• Exercise objective: Will you write out the data exactly, excluding every picture?

• Information shown:
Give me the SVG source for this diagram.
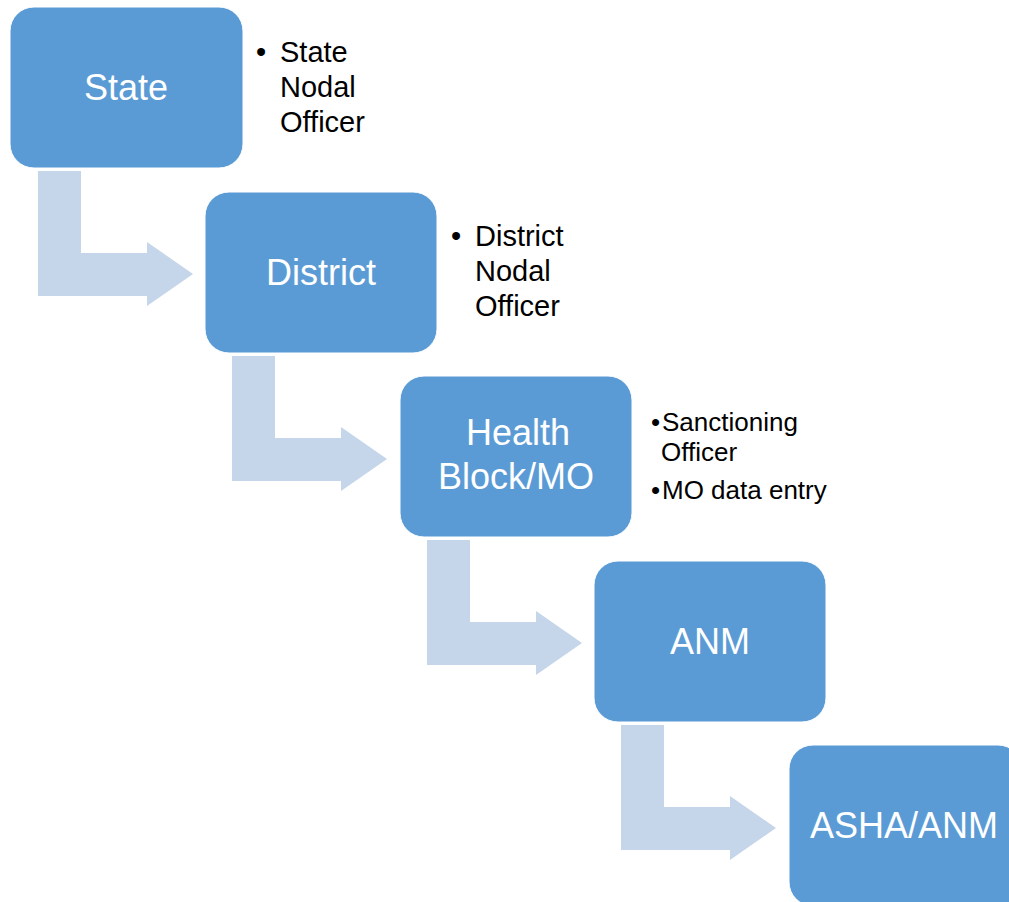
<svg xmlns="http://www.w3.org/2000/svg" width="1009" height="902" viewBox="0 0 1009 902">
<defs>
<style>
.box{fill:#5B9BD5;stroke:#ffffff;stroke-width:1}
.lbl{font-family:"Liberation Sans",Arial,sans-serif;font-size:36px;fill:#ffffff;text-anchor:middle}
.side{font-family:"Liberation Sans",Arial,sans-serif;font-size:29px;fill:#000000}
.side2{font-family:"Liberation Sans",Arial,sans-serif;font-size:26px;fill:#000000}
.arr{fill:#C5D5EA}
</style>
<path id="bent" d="M0 0 h43 v82 h66 v-11 l46 32 l-46 32 v-10 h-109 z"/>
</defs>
<rect width="1009" height="902" fill="#ffffff"/>
<g id="connectors">
<use href="#bent" class="arr" x="38" y="171"/>
<use href="#bent" class="arr" x="232" y="356"/>
<use href="#bent" class="arr" x="427" y="540"/>
<use href="#bent" class="arr" x="621" y="725"/>
</g>
<g id="state">
<rect class="box" x="10" y="7" width="233" height="161" rx="24"/>
<text class="lbl" x="126" y="100">State</text>
</g>
<g id="state-notes">
<text class="side" x="256" y="62">•</text>
<text class="side" x="280" y="62">State</text>
<text class="side" x="280" y="97">Nodal</text>
<text class="side" x="280" y="132">Officer</text>
</g>
<g id="district">
<rect class="box" x="205" y="192" width="232" height="161" rx="24"/>
<text class="lbl" x="321" y="285">District</text>
</g>
<g id="district-notes">
<text class="side" x="451" y="246">•</text>
<text class="side" x="475" y="246">District</text>
<text class="side" x="475" y="281">Nodal</text>
<text class="side" x="475" y="316">Officer</text>
</g>
<g id="health">
<rect class="box" x="400" y="376" width="232" height="161" rx="24"/>
<text class="lbl" x="518" y="445">Health</text>
<text class="lbl" x="516" y="489">Block/MO</text>
</g>
<g id="health-notes">
<text class="side2" x="651" y="431">•</text>
<text class="side2" x="662" y="431">Sanctioning</text>
<text class="side2" x="661" y="461">Officer</text>
<text class="side2" x="651" y="499">•</text>
<text class="side2" x="662" y="499">MO data entry</text>
</g>
<g id="anm">
<rect class="box" x="594" y="561" width="232" height="161" rx="24"/>
<text class="lbl" x="710" y="654">ANM</text>
</g>
<g id="asha">
<rect class="box" x="789" y="745" width="233" height="161" rx="24"/>
<text class="lbl" x="904" y="838">ASHA/ANM</text>
</g>
</svg>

• Result of this exercise:
Give me the SVG source for this diagram.
<svg xmlns="http://www.w3.org/2000/svg" width="1009" height="902" viewBox="0 0 1009 902">
<defs>
<style>
.box{fill:#5B9BD5;stroke:#ffffff;stroke-width:1}
.lbl{font-family:"Liberation Sans",Arial,sans-serif;font-size:36px;fill:#ffffff;text-anchor:middle}
.side{font-family:"Liberation Sans",Arial,sans-serif;font-size:29px;fill:#000000}
.side2{font-family:"Liberation Sans",Arial,sans-serif;font-size:26px;fill:#000000}
.arr{fill:#C5D5EA}
</style>
<path id="bent" d="M0 0 h43 v82 h66 v-11 l46 32 l-46 32 v-10 h-109 z"/>
</defs>
<rect width="1009" height="902" fill="#ffffff"/>
<g id="connectors">
<use href="#bent" class="arr" x="38" y="171"/>
<use href="#bent" class="arr" x="232" y="356"/>
<use href="#bent" class="arr" x="427" y="540"/>
<use href="#bent" class="arr" x="621" y="725"/>
</g>
<g id="state">
<rect class="box" x="10" y="7" width="233" height="161" rx="24"/>
<text class="lbl" x="126" y="100">State</text>
</g>
<g id="state-notes">
<text class="side" x="256" y="62">•</text>
<text class="side" x="280" y="62">State</text>
<text class="side" x="280" y="97">Nodal</text>
<text class="side" x="280" y="132">Officer</text>
</g>
<g id="district">
<rect class="box" x="205" y="192" width="232" height="161" rx="24"/>
<text class="lbl" x="321" y="285">District</text>
</g>
<g id="district-notes">
<text class="side" x="451" y="246">•</text>
<text class="side" x="475" y="246">District</text>
<text class="side" x="475" y="281">Nodal</text>
<text class="side" x="475" y="316">Officer</text>
</g>
<g id="health">
<rect class="box" x="400" y="376" width="232" height="161" rx="24"/>
<text class="lbl" x="518" y="445">Health</text>
<text class="lbl" x="516" y="489">Block/MO</text>
</g>
<g id="health-notes">
<text class="side2" x="651" y="431">•</text>
<text class="side2" x="662" y="431">Sanctioning</text>
<text class="side2" x="661" y="461">Officer</text>
<text class="side2" x="651" y="499">•</text>
<text class="side2" x="662" y="499">MO data entry</text>
</g>
<g id="anm">
<rect class="box" x="594" y="561" width="232" height="161" rx="24"/>
<text class="lbl" x="710" y="654">ANM</text>
</g>
<g id="asha">
<rect class="box" x="789" y="745" width="233" height="161" rx="24"/>
<text class="lbl" x="904" y="838">ASHA/ANM</text>
</g>
</svg>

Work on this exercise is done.